Gerçekten içimizde bir Şeytan mı yoksa bahanelere sığındığımızda kendimizi aklamak için şuçladığımız varlık mıdır Şeytan? Bazı olayları öyle iç hesaplaşma yaparız ki şuçlu olduğumuzu bildiğimiz halde karşı tarafı suçlamak kolayımıza gelir ve anlamadan dinlemeden tek taraflı düşünerek eleştiririz.
Olaylara tek taraflı bakmak ve karşımızdaki insanın ne düşündüğünü bilmeden hayallerimiz ile yanlış düşüncelerimizin peşinde koşmak en sonunda bizi yıpratacaktır. Belkide karşındaki insan senin için her şeyi verebilecek düşüncede iken sen acaba benim için mi yaptı yoksa kendi için mi diye düşünmek mantıksızdır.
Ömer gibi anı yaşarak kendini mutlu edeceğimize Bedri gibi kendimizi geliştirip hak edeceğimiz aşk için sabretmemiz gerekiyor. Macide gibi yanlış insana denk gelmiş birisinin en sonunda güzel bir insan bularak eskiyi unutma çabası elbette zor olacaktır. Ama zor olan durumun mükafatı daha büyük olur.

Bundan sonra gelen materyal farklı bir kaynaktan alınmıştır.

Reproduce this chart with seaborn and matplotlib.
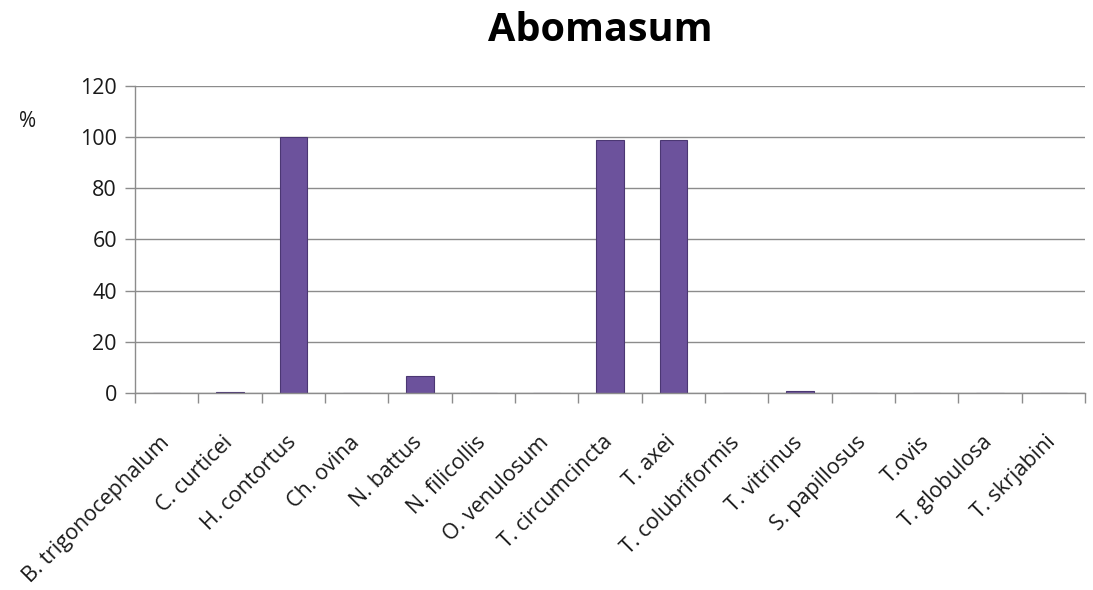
import numpy as np
import pandas as pd
import matplotlib
matplotlib.use("Agg")
import matplotlib.pyplot as plt
import matplotlib.transforms as mtransforms
import seaborn as sns

species = ["B. trigonocephalum", "C. curticei", "H. contortus", "Ch. ovina",
           "N. battus", "N. filicollis", "O. venulosum", "T. circumcincta",
           "T. axei", "T. colubriformis", "T. vitrinus", "S. papillosus",
           "T.ovis", "T. globulosa", "T. skrjabini"]
percent = [0, 0.4, 100, 0, 6.5, 0, 0, 99, 99, 0, 0.9, 0, 0, 0, 0]
yticks = [0, 20, 40, 60, 80, 100, 120]

sns.set_style("white")
plt.rcParams["font.family"] = ["Open Sans", "DejaVu Sans"]

df = pd.DataFrame({"species": species, "percent": percent})

fig = plt.figure(figsize=(10.93, 5.9), dpi=100)
ax = fig.add_axes([0.1235, 0.334, 0.8692, 0.5203])

sns.barplot(data=df, x="species", y="percent", ax=ax, width=0.43,
            color="#6c529c", edgecolor="#4b3773", linewidth=0.8,
            saturation=1)

ax.set_ylim(0, 120)
ax.set_yticks(yticks)
ax.set_xlim(-0.5, len(species) - 0.5)
ax.yaxis.grid(True, color="#8c8c8c", linewidth=1)
ax.set_axisbelow(True)
for s in ["top", "right"]:
    ax.spines[s].set_visible(False)
for s in ["left", "bottom"]:
    ax.spines[s].set_color("#8c8c8c")
    ax.spines[s].set_linewidth(1)

# ticks between categories on x
ax.set_xticks(np.arange(len(species)))
ax.set_xticklabels(species, rotation=45, ha="right", rotation_mode="anchor",
                   fontsize=15.5, color="#1a1a1a")
ax.set_xticks(np.arange(len(species) + 1) - 0.5, minor=True)
ax.tick_params(axis="x", which="major", bottom=True, length=0, pad=28)
ax.tick_params(axis="x", which="minor", bottom=True, length=7,
               color="#8c8c8c", width=1)
ax.tick_params(axis="y", left=True, length=7, color="#8c8c8c", width=1,
               labelsize=15.5, labelcolor="#1a1a1a", pad=6)
ax.set_xlabel("")
ax.set_ylabel("")

shift = mtransforms.ScaledTranslation(-8 / 100, 0, fig.dpi_scale_trans)
for lbl in ax.get_xticklabels():
    lbl.set_transform(lbl.get_transform() + shift)

fig.text(0.017, 0.785, "%", fontsize=15, color="#1a1a1a")
fig.text(0.549, 0.949, "Abomasum", fontsize=28.5, fontweight="bold",
         ha="center", va="center", color="black")

fig.savefig("out.png", dpi=100)
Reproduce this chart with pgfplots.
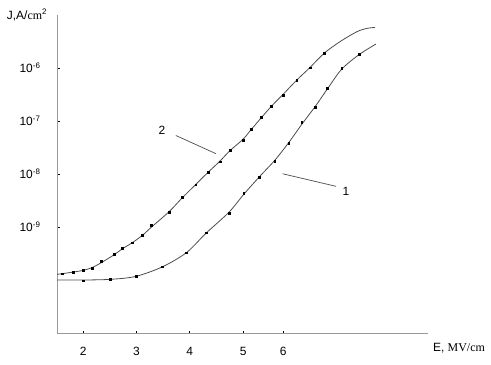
\documentclass[border=0pt]{standalone}
\usepackage{fontspec}
\setmainfont{Liberation Sans}
\newfontfamily\serif{Liberation Serif}
\usepackage{pgfplots}
\pgfplotsset{compat=1.18}
\begin{document}
\begin{tikzpicture}[x=1bp,y=1bp]
\begin{axis}[
  at={(0,0)}, anchor=south west,
  scale only axis, width=371bp, height=318bp,
  xmin=1.51, xmax=8.467, ymode=log, ymin=1e-11, ymax=1e-5,
  axis x line*=bottom, axis y line*=left,
  xtick={2,3,4,5,5.75}, xticklabels={2,3,4,5,6},
  ytick={1e-9,1e-8,1e-7,1e-6},
  yticklabels={10\textsuperscript{-9},10\textsuperscript{-8},10\textsuperscript{-7},10\textsuperscript{-6}},
  yminorticks=false, xminorticks=false,
  tick align=inside, major tick length=2.5bp,
  tick style={black, line width=0.6bp},
  axis line style={black!40, line width=1bp},
  ticklabel style={font=\fontsize{12}{14}\selectfont},
  yticklabel style={xshift=-13bp},
  xticklabel style={yshift=-11bp},
  clip=false,
]
% curve 2 line
\addplot[smooth, black!70, line width=0.8bp] coordinates {
(1.51,1.28e-10) (1.614,1.32e-10) (1.812,1.41e-10) (2.0,1.52e-10) (2.169,1.72e-10)
(2.332,2.1e-10) (2.582,3.0e-10) (2.739,3.9e-10) (2.927,5.1e-10) (3.114,7.0e-10)
(3.283,1.0e-9) (3.613,1.95e-9) (3.852,3.5e-9) (4.109,6.3e-9) (4.34,1.07e-8)
(4.565,1.75e-8) (4.752,2.75e-8) (4.996,4.5e-8) (5.146,6.8e-8) (5.34,1.15e-7)
(5.531,1.9e-7) (5.752,3.2e-7) (6.004,5.9e-7) (6.253,1.02e-6) (6.52,1.9e-6)
(6.814,3.13e-6) (7.13,4.82e-6) (7.317,5.58e-6) (7.473,5.83e-6)};
% curve 2 marks
\addplot[only marks, mark=square*, mark size=0.9bp, black] coordinates {
(1.614,1.32e-10) (1.812,1.41e-10) (2.0,1.52e-10) (2.169,1.68e-10)
(2.332,2.27e-10) (2.582,3.04e-10) (2.739,4.0e-10) (2.927,5.05e-10) (3.114,7.0e-10)
(3.283,1.10e-9) (3.613,1.90e-9) (3.852,3.7e-9) (4.109,6.3e-9) (4.34,1.07e-8)
(4.565,1.71e-8) (4.752,2.78e-8) (4.996,4.3e-8) (5.146,7.0e-8) (5.34,1.18e-7)
(5.531,1.90e-7) (5.752,3.1e-7) (6.004,5.94e-7) (6.253,1.01e-6) (6.52,1.91e-6)};
% curve 1 line
\addplot[smooth, black!70, line width=0.8bp] coordinates {
(1.51,1.0e-10) (2.0,1.0e-10) (2.514,1.03e-10) (2.989,1.17e-10) (3.49,1.78e-10)
(3.94,3.3e-10) (4.302,7.6e-10) (4.734,1.9e-9) (5.009,4.1e-9) (5.302,8.8e-9)
(5.591,1.8e-8) (5.854,3.9e-8) (6.098,8.6e-8) (6.347,1.85e-7) (6.578,4.0e-7)
(6.848,9.5e-7) (7.178,1.80e-6) (7.49,2.83e-6)};
% curve 1 marks
\addplot[only marks, mark=square*, mark size=0.9bp, black] coordinates {
(2.0,9.7e-11) (2.514,1.03e-10) (2.989,1.19e-10) (3.49,1.78e-10)
(3.94,3.27e-10) (4.302,7.8e-10) (4.734,1.85e-9) (5.009,4.27e-9) (5.302,8.8e-9)
(5.591,1.73e-8) (5.854,3.84e-8) (6.098,9.5e-8) (6.347,1.81e-7) (6.578,4.15e-7)
(6.848,9.8e-7) (7.178,1.80e-6)};
% annotations
\draw[black!70, line width=0.7bp] (axis cs:3.739,5.33e-8) -- (axis cs:4.49,2.42e-8);
\node[font=\fontsize{12}{14}\selectfont] at (axis cs:3.477,6.8e-8) {2};
\draw[black!70, line width=0.7bp] (axis cs:5.741,1.01e-8) -- (axis cs:6.741,5.86e-9);
\node[font=\fontsize{12}{14}\selectfont] at (axis cs:6.929,4.66e-9) {1};
\end{axis}
\node[font=\fontsize{12}{14}\selectfont, inner sep=0pt] at (-30,318) {J,A/{\serif cm}\textsuperscript{2}};
\node[font=\fontsize{12}{14}\selectfont, inner sep=0pt] at (402,-15) {E, {\serif MV/cm}};
\pgfresetboundingbox
\path (-57,-31) rectangle (434,333);
\end{tikzpicture}
\end{document}
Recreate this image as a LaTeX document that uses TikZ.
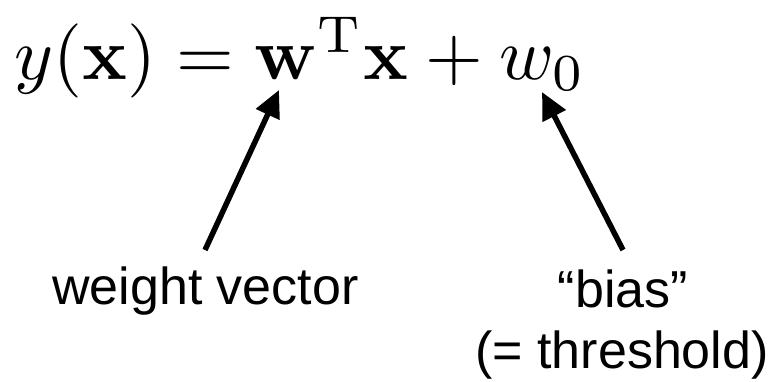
\documentclass[tikz,border=0pt]{standalone}
\usepackage[no-math]{fontspec}
\setmainfont{Liberation Sans}
\usepackage{graphicx}
\usetikzlibrary{arrows.meta}
\tikzset{
  lbl/.style={inner sep=0pt, font=\fontsize{52}{60}\selectfont},
  ptr/.style={line width=5.5pt, -{Triangle[length=27pt,width=25pt]}}
}
\begin{document}
\begin{tikzpicture}[x=1pt,y=-1pt]
\useasboundingbox (0,0) rectangle (774,381);
\node[inner sep=0pt, anchor=base west] (eq) at (14,79) {\scalebox{7.42}{$y(\mathbf{x}) = \mathbf{w}^{\mathrm{T}}\mathbf{x} + w_0$}};
\node[lbl, anchor=base west] (wv) at (52,304) {weight vector};
\node[lbl, anchor=base] (bias) at (623,307) {“bias”};
\node[lbl, anchor=base] (thr) at (622,368) {(= threshold)};
\coordinate (t1) at (279,90);
\coordinate (s1) at (205,250);
\coordinate (t2) at (542,92);
\coordinate (s2) at (623,250);
\draw[ptr] (s1) -- (t1);
\draw[ptr] (s2) -- (t2);
\end{tikzpicture}
\end{document}
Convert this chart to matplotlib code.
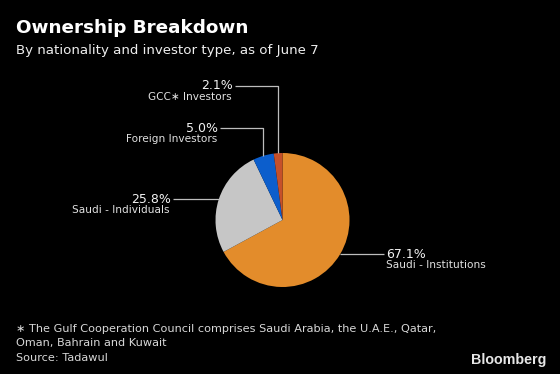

Açıkçası kitabı okumadan önce bu kadar etkileneceğimi ve hayatımdaki bazı bakış açılarının değişeceğini beklemiyordum. Acımı ve içindeki boşluğu doldurmasada neyi neden yapmam gerektiğini , insanların neden bu şekil davrandığını ve karşındaki insan için ne kadar fedakar olunabileceğini anladım.